Once this is completed, then the candidate must participate in an in-person interview. If the candidate is subsequently admitted as a postulant, he must then make formal petition and take the clerical oath kneeling before the throne of his Bishop with his hands placed on the Book of Gospels. At this point he is admitted as a Minor Seminarian at the Patriarchate's official seminary, Pontifical Georgian College. The Minor Seminary program is approximately 2 years long. It may be done during the junior and senior year of the candidate's regular bachelor's program at another university or else after graduation if he already possesses a baccalaureate degree. Typically new seminarians are presented wearing lay attire to their Bishop, who blesses their clerical cassock and invests them with it.

During Minor Seminary, the postulants typically are eligible to become clerics through the conferral of First Tonsure after their first year, and then to be ordained as Porters 6 months to a year later. Each level of ordination requires a formal petition and oath to be taken upon the Book of Gospels, kneeling in front of the throne of the candidate's Bishop. After Minor Seminary, the successful student receives the degree of Diplomate of Sacred Theology and enters Major Seminary.

The Major Seminary program is approximately 4 years long. Training includes theology, Latin, canon law, pastoral work, homiletics, pastoral counseling, history, liturgy, and more. After the first year, successful seminarians are usually ordained to the next two Minor Orders, Lector and Exorcist. Six months later they enter the Sub-Diaconate. Before being ordained to the Sub-Diaconate, the cleric must also take a practical examination in which he demonstrates proficiency, devotion, and competence in the liturgical duties of a Sub-Deacon. Once ordained as Sub-Deacons, the laws of the Patriarchate forbid marriage if the cleric is not already married.

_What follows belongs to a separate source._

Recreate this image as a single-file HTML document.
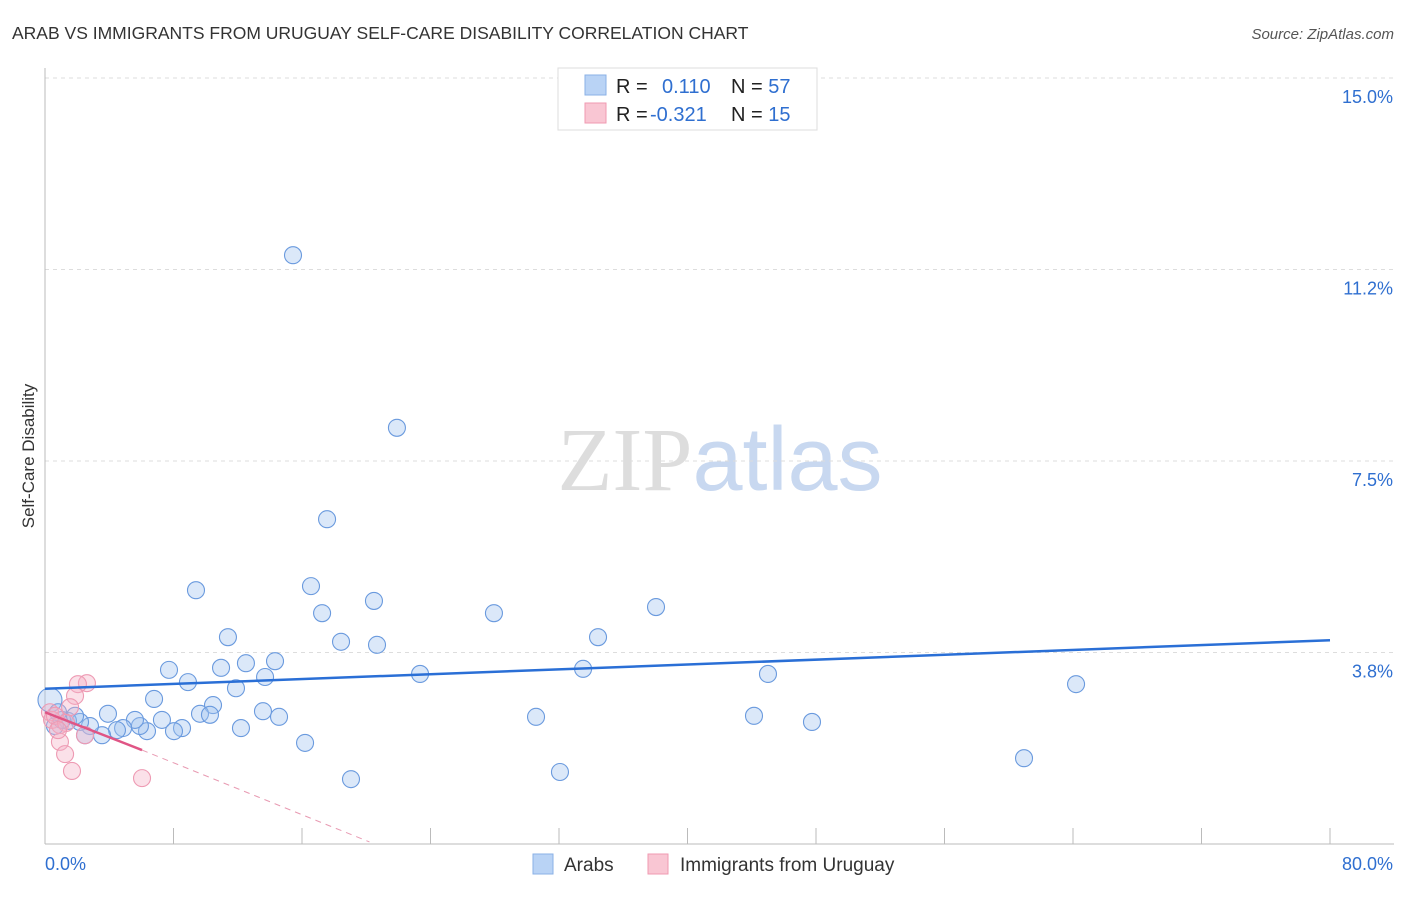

After three years of Major Seminary (5 years of study including Minor Seminary), the Sub-Deacons are eligible to be considered for admission to the Major Holy Order of Deacon. This requires another practical examination in the liturgical duties of a Deacon, a written liturgical exam, a written General Ordination Exam, and an interview. These Deacons are often called "transitional" Deacons because they are planning to become Priests.

The Sacred Vessels are presented to a new priest at his ordination.

In the final year of Major Seminary, the Deacons intensify their studies directly for a ministry as a Priest. Upon successful completion, they receive the degree of Licentiate of Sacred Theology. Then they are eligible to make a formal petition for admission and ordination to the priesthood. Deacon-Candidates for the priesthood are also required to pass both a written and a practical liturgical examination on all sacramental duties of priests, a written General Ordination Examination, and an oral exam before a Board of Examining Chaplains. The final decision of ordination is made by the Deacon's Bishop. The successful Deacon is then ordained to the priesthood. In the ancient rites of ordination, the new priest prostrates before the altar and receives the laying on of hands. His palms are anointed for the sacred work he is to perform, and the Sacred Vessels of the Holy Mass are presented.

Becoming a cleric at any level, especially a priest, is not easy. It is not and cannot be an overnight endeavor. He who seeks Holy Orders through the path of least resistance does himself a great disservice and harms those whom he otherwise could help. Men with a true vocation seek constantly to make themselves better and to study, that their knowledge may benefit the salvation of others. Seminary is not the end. Priests are required by canon law to continue studying in their vocation on their own.

So there you have it. This is what it takes to become a true priest through the Patriarchate of St. Stephen. It is not an easy path. Many are called - few are chosen.